So python _is_ hard because of mutability? (well, harder anyway).

The fact is, if python had immutability it'd be semantically simpler.
Unquestionably (I'd claim). But that comes at a performance cost, so
mutability is allowed. That's when we get these confusions of what an
operation does (because the semantics get non-simple). My point is either way
we pay a price.

Anyway I have a feeling I may be misconstruing your point, sorry if that's so.

------
Smithalicious
Allow me to play devil's advocate for a bit:

1\. I don't really think this is that confusing.

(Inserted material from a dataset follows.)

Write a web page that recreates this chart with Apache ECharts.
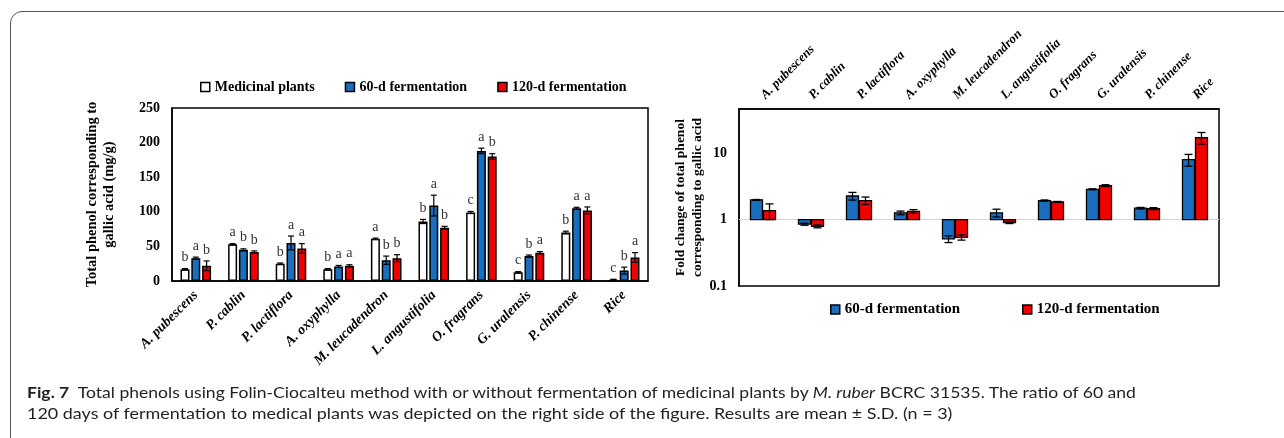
<!DOCTYPE html>
<html><head><meta charset="utf-8">
<script src="https://cdn.jsdelivr.net/npm/echarts@6/dist/echarts.min.js"></script>
<style>
html,body{margin:0;padding:0;background:#fff;width:1284px;height:438px;overflow:hidden}
#frame{position:absolute;left:10px;top:11px;width:1400px;height:600px;border:1.5px solid #555;border-radius:12px 0 0 0;box-sizing:border-box}
#chart{position:absolute;left:0;top:0;width:1284px;height:438px}
.cap{position:absolute;left:27px;font-family:Lato,'Open Sans',sans-serif;font-size:16px;color:#231f20;white-space:nowrap;transform-origin:0 0;line-height:19px}
.cap b{font-weight:bold}
</style></head><body>
<div id="frame"></div>
<div id="chart"></div>
<div class="cap" id="cap1" style="top:382px"><b>Fig. 7</b>&nbsp; Total phenols using Folin-Ciocalteu method with or without fermentation of medicinal plants by <i>M. ruber</i> BCRC 31535. The ratio of 60 and</div>
<div class="cap" id="cap2" style="top:403px">120 days of fermentation to medical plants was depicted on the right side of the figure. Results are mean ± S.D. (n = 3)</div>
<script>
const categories = ['A. pubescens','P. cablin','P. lactiflora','A. oxyphylla','M. leucadendron','L. angustifolia','O. fragrans','G. uralensis','P. chinense','Rice'];
const yTicksLeft = [0, 50, 100, 150, 200, 250];
const medicinal    = [17, 53, 25, 17, 61, 86, 99, 12.5, 70, 2];
const medicinalErr = [1, 1, 1, 1, 1, 3, 1.5, 1, 2, 0.5];
const ferm60       = [33, 45, 55, 21, 30, 109, 188, 36, 105, 15];
const ferm60Err    = [1.5, 1.5, 10, 1.5, 6, 15, 4, 1.5, 1.5, 5];
const ferm120      = [22, 42, 47, 22, 33, 77, 180, 41, 102, 34];
const ferm120Err   = [7, 1.5, 7, 1.5, 5, 2, 4, 1.5, 5, 7];
const lettersMed   = ['b','a','b','b','a','b','c','c','b','c'];
const letters60    = ['a','b','a','a','b','a','a','b','a','b'];
const letters120   = ['b','b','a','a','b','b','b','a','a','a'];
const fold60       = [1.97, 0.85, 2.26, 1.26, 0.51, 1.26, 1.93, 2.85, 1.48, 7.94];
const fold60Err    = [0.03, 0.03, 0.3, 0.08, 0.06, 0.17, 0.04, 0.05, 0.04, 1.6];
const fold120      = [1.36, 0.79, 1.93, 1.33, 0.54, 0.90, 1.84, 3.24, 1.46, 17.0];
const fold120Err   = [0.36, 0.04, 0.25, 0.08, 0.05, 0.03, 0.03, 0.1, 0.05, 3.4];
const yTicksRight  = [0.1, 1, 10];

const serif = "'Liberation Serif','Times New Roman',serif";
const BLUE = '#1a6ebd', RED = '#f20000';
const barW = 9, barGapRatio = 0.2;
const step = barW * (1 + barGapRatio);

function makeErr(vals, errs, lets, offset) {
  return {
    type:'custom', xAxisIndex:0, yAxisIndex:0, z:5, silent:true,
    data: vals.map((v,i)=>[i,v]),
    renderItem:(params, api)=>{
      const i = params.dataIndex, v = vals[i], e = errs[i];
      const hi = api.coord([i, v+e]), lo = api.coord([i, Math.max(v-e,0)]);
      const x = hi[0] + offset;
      const st = {stroke:'#000', lineWidth:1.2};
      return {type:'group', children:[
        {type:'line', shape:{x1:x,y1:hi[1],x2:x,y2:lo[1]}, style:st},
        {type:'line', shape:{x1:x-3,y1:hi[1],x2:x+3,y2:hi[1]}, style:st},
        {type:'line', shape:{x1:x-3,y1:lo[1],x2:x+3,y2:lo[1]}, style:st},
        {type:'text', x:x, y:hi[1]-4, style:{text:lets[i], align:'center', verticalAlign:'bottom', font:'14px '+serif, fill:'#333'}}
      ]};
    }
  };
}

function makeFold(name, vals, errs, color, offset, withLine) {
  const s = {
    type:'custom', name, xAxisIndex:1, yAxisIndex:1, z:5, silent:true,
    itemStyle:{color, borderColor:'#000', borderWidth:1.2},
    data: vals.map((v,i)=>[i,v]),
    renderItem:(params, api)=>{
      const i = params.dataIndex, v = vals[i], e = errs[i];
      const p = api.coord([i, v]), b = api.coord([i, 1]);
      const hi = api.coord([i, v+e]), lo = api.coord([i, v-e]);
      const x = p[0] + offset, w = 12;
      const st = {stroke:'#000', lineWidth:1.3};
      return {type:'group', children:[
        {type:'rect', shape:{x:x-w/2, y:Math.min(p[1],b[1]), width:w, height:Math.abs(p[1]-b[1])}, style:{fill:color, stroke:'#000', lineWidth:1.3}},
        {type:'line', shape:{x1:x,y1:hi[1],x2:x,y2:lo[1]}, style:st},
        {type:'line', shape:{x1:x-4,y1:hi[1],x2:x+4,y2:hi[1]}, style:st},
        {type:'line', shape:{x1:x-4,y1:lo[1],x2:x+4,y2:lo[1]}, style:st}
      ]};
    }
  };
  if (withLine) s.markLine = {silent:true, symbol:'none', label:{show:false}, lineStyle:{color:'#d4d4d4', width:1, type:'solid'}, data:[{yAxis:1}], z:1};
  return s;
}

const legendText = {fontFamily:serif, fontWeight:'bold', fontSize:14, color:'#000'};
const legendBase = {icon:'rect', itemWidth:9, itemHeight:9, itemGap:30, selectedMode:false, textStyle:legendText, itemStyle:{borderColor:'#000', borderWidth:1.5}};
const legendRight = Object.assign({}, legendBase, {textStyle:Object.assign({}, legendText, {fontSize:15})});

const option = {
  animation:false,
  backgroundColor:'transparent',
  legend:[
    Object.assign({data:['Medicinal plants','60-d fermentation','120-d fermentation'], left:195, top:75}, legendBase),
    Object.assign({data:['60-d fermentation'], left:825, top:297}, legendRight),
    Object.assign({data:['120-d fermentation'], left:1017, top:297}, legendRight)
  ],
  grid:[
    {left:172, top:108, width:476, height:173, show:true, borderColor:'#000', borderWidth:1.5},
    {left:739, top:109, width:480, height:177, show:true, borderColor:'#000', borderWidth:1.5}
  ],
  xAxis:[
    {type:'category', gridIndex:0, data:categories, axisTick:{show:false},
     axisLine:{lineStyle:{color:'#000', width:1.5}},
     axisLabel:{rotate:45, interval:0, margin:12, fontFamily:serif, fontStyle:'italic', fontWeight:'bold', fontSize:14, color:'#000'}},
    {type:'category', gridIndex:1, position:'top', data:categories, axisTick:{show:false},
     axisLine:{lineStyle:{color:'#000', width:1.5}},
     axisLabel:{rotate:-45, interval:0, margin:12, fontFamily:serif, fontStyle:'italic', fontWeight:'bold', fontSize:13, color:'#000'}}
  ],
  yAxis:[
    {type:'value', gridIndex:0, min:yTicksLeft[0], max:yTicksLeft[yTicksLeft.length-1], interval:50,
     axisLine:{show:true, lineStyle:{color:'#000', width:1.5}}, axisTick:{show:false}, splitLine:{show:false},
     axisLabel:{fontFamily:serif, fontWeight:'bold', fontSize:14, color:'#000', margin:12},
     name:'Total phenol corresponding to\ngallic acid (mg/g)', nameLocation:'middle', nameGap:54, nameRotate:90,
     nameTextStyle:{fontFamily:serif, fontWeight:'bold', fontSize:14.5, color:'#000', lineHeight:17}},
    {type:'log', gridIndex:1, logBase:10, min:yTicksRight[0], max:46,
     axisLine:{show:true, lineStyle:{color:'#000', width:1.5}}, axisTick:{show:false}, splitLine:{show:false},
     axisLabel:{fontFamily:serif, fontWeight:'bold', fontSize:14, color:'#000', margin:12, showMaxLabel:false,
       formatter:(v)=>{ const m = yTicksRight.find(t=>Math.abs(t-v)<1e-9*Math.max(1,t)+1e-12); return m===undefined?'':String(m);} },
     name:'Fold change of total phenol\ncorresponding to gallic acid', nameLocation:'middle', nameGap:33, nameRotate:90,
     nameTextStyle:{fontFamily:serif, fontWeight:'bold', fontSize:13.5, color:'#000', lineHeight:17}}
  ],
  series:[
    {type:'bar', name:'Medicinal plants', xAxisIndex:0, yAxisIndex:0, data:medicinal, barWidth:barW, barGap:(barGapRatio*100)+'%',
     itemStyle:{color:'#fff', borderColor:'#000', borderWidth:1.5}},
    {type:'bar', name:'60-d fermentation', xAxisIndex:0, yAxisIndex:0, data:ferm60, barWidth:barW,
     itemStyle:{color:BLUE, borderColor:'#000', borderWidth:1.5}},
    {type:'bar', name:'120-d fermentation', xAxisIndex:0, yAxisIndex:0, data:ferm120, barWidth:barW,
     itemStyle:{color:RED, borderColor:'#000', borderWidth:1.5}},
    makeErr(medicinal, medicinalErr, lettersMed, -step),
    makeErr(ferm60, ferm60Err, letters60, 0),
    makeErr(ferm120, ferm120Err, letters120, step),
    makeFold('60-d fermentation', fold60, fold60Err, BLUE, -6.5, true),
    makeFold('120-d fermentation', fold120, fold120Err, RED, 6.5, false)
  ]
};
const chart = echarts.init(document.getElementById('chart'), null, {renderer:'canvas'});
chart.setOption(option);

function fit(id, target){
  const el = document.getElementById(id);
  const w = el.scrollWidth;
  el.style.transform = 'scaleX(' + (target / w) + ')';
}
fit('cap1', 1109);
fit('cap2', 925);
</script>
</body></html>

It's just passing by
reference, which is something you can't get around learning if you're using a
language that works that way.

2\. I don't really see why True == 1 should hold either, but I think this
example is really contrived; you wouldn't make a dictionary with both integer
and boolean keys.

3\. These are just destructive methods. You could get around this particular
example by making these methods return the object itself, but then the user
would just continue to operate under the misunderstanding that these methods
are non-destructive, which would come back to bite them later.

4\. This is an implementation detail leaking, but I can't think of a scenario
where this shows up in the real world. To begin with, I rarely use "is"
anyways.

5\. This one is indeed just very confusing and I can't really defend it. This
is the only one that I think has a real chance of being a problem in the real
world. I know I've been bitten by this one before.

I think most of these just boil down to "mutability is confusing". Sure, but
that's not really something you can fix unless you want to do away with
mutability altogether, and then you have to eat the performance cost.

------
wvlia5
This python program is amazing:

exec(''.join(chr(int(''.join(str(ord(i)-8203)for i in c),2))for c in '
'.split(' ')))